UTF-8 BOM (\xEF\xBB\xBF). Detected at the start of check_coding_spec by peeking three bytes with fgetc/ungetc. If found, tok->encoding is set to "utf-8-sig" and the three bytes are consumed so the scanner never sees them.

/* line 140-155 */
c1 = fgetc(fp);
if (c1 == EOF) goto done;
c2 = fgetc(fp);
if (c2 == EOF) { ungetc(c1, fp); goto done; }
c3 = fgetc(fp);
if (c1 == 0xEF && c2 == 0xBB && c3 == 0xBF) {
tok->encoding = new_string("utf-8-sig", 9, tok);
tok->decoding_state = STATE_NORMAL;
goto done;
}
ungetc(c3, fp); ungetc(c2, fp); ungetc(c1, fp);

UTF-16 BOM (\xFF\xFE or \xFE\xFF). Detected by the same two-byte peek. When found, tok->encoding is set to "utf-16" and the iconv decoder is initialized. UTF-16 source files are rare in practice but the tokenizer must handle them for compatibility.

PEP 263 coding: comment. get_coding_spec is called on the first line, and if it returns nothing, on the second line. The regex is:

coding[=:]\s*([-\w.]+)

The match is case-insensitive and the prefix must be preceded by a space, tab, or the start of the comment body to avoid false matches in ordinary strings.

If none of the three detection paths fires, tok->encoding defaults to "utf-8" (PEP 3120).

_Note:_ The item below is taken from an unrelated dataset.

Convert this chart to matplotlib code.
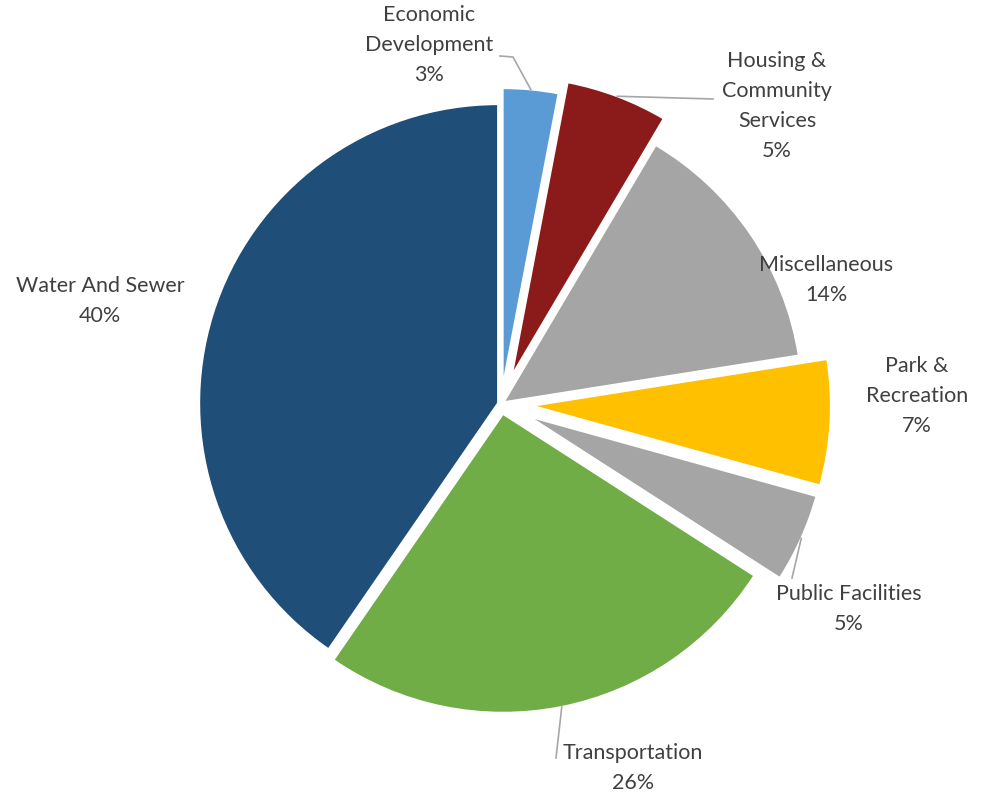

fp_readline (lines 221 to 298)

cpython 3.14 @ ab2d84fe1023/Parser/tokenizer/file_tokenizer.c#L221-298

static int
fp_readline(struct tok_state *tok)
{
...
if (tok->prompt != NULL) {
char *new_line = PyOS_Readline(stdin, stdout, tok->prompt);
tok->prompt = tok->nextprompt;
if (new_line == NULL) {
tok->done = E_INTR;
return 0;
}
...
}
/* Non-interactive: read directly from fp */
if (tok->decoding_fgets != NULL) {
/* decoding path: iconv-wrapped fgets */
...
}
else {
bytes = fgets_impl(tok->buf, tok->buf_end - tok->buf, tok->fp);
}
...
}

The interactive path calls PyOS_Readline so the host application can supply its own line-editing library (e.g. readline). The non-interactive path uses either a plain fgets or the iconv-wrapped variant depending on whether a non-UTF-8 encoding was detected.

The line buffer starts at 1000 bytes and doubles on each reallocation. The tok->inp pointer is advanced to the end of the new data, and tok->cur is left pointing at the start so tok_nextc can begin scanning.